I suspect that, even with the conviction of this hope, life was still difficult for Isaiah, and difficult for the shepherds, not to mention Mary and Joseph. In an ensuing scene an eccentric seer will speak of this newborn baby as “a sign that will be opposed,” and that “a sword will pierce [Mary’s] soul.” Because hope isn’t the same thing as being carefree. It’s not winning the lottery. It’s not an atomic bomb. It’s more like being with a friend (maybe over a mince pie), and realizing that you’re not so alone after all. And that’s what can get you through to a new day. Hope is rooted in remembering, feeling, or trusting that we’re not alone.

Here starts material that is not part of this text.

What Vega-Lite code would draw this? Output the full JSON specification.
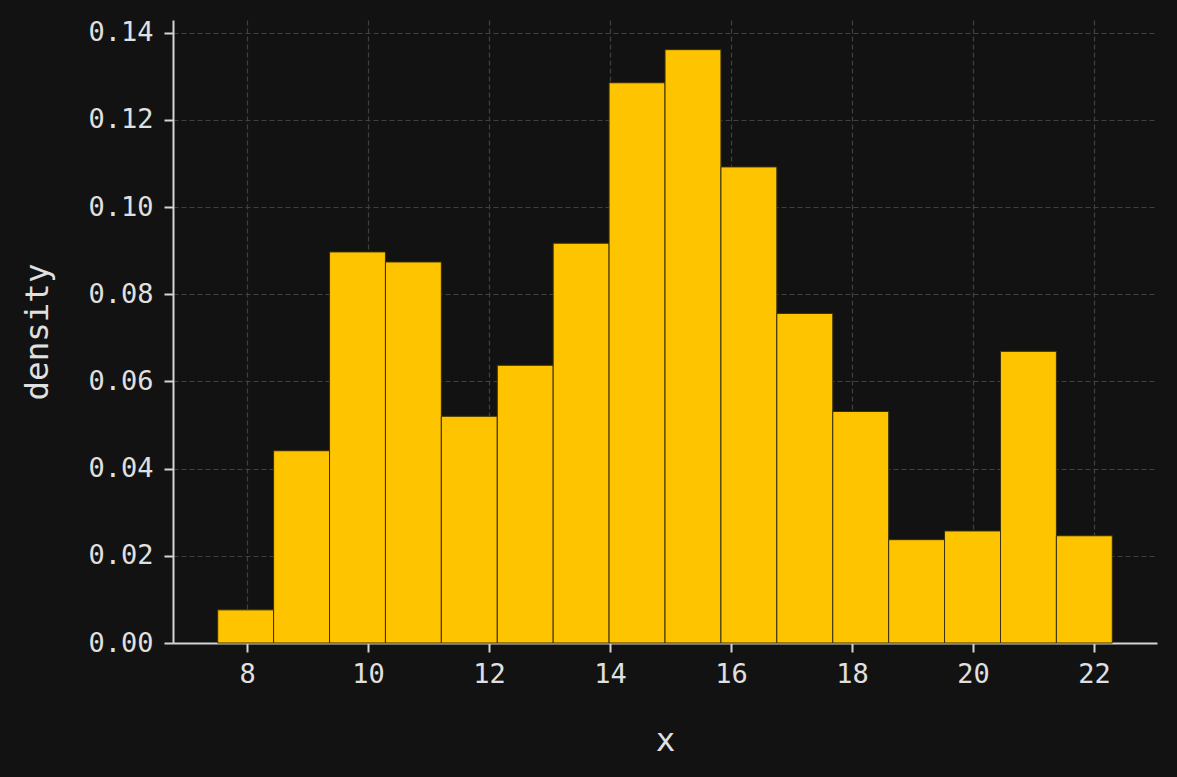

So what is it that awakens or symbolizes hope in you this night? For some it is a light. For some it is the poetry of the words on the page, or words beautifully read. For others it is a sound: the sound of a baby crying, helpless on its own, but surrounded by just enough love and care that the world will not snuff it out.

And that, to our surprise, is God; that is our hope, the one Lord. We understandably might want and expect a warrior God and mighty king. But what we are given is utter vulnerability.

Do we have ears to hear these cries? And imaginations enough to ask: now that I’ve been given the gift of this child, how will my life be different?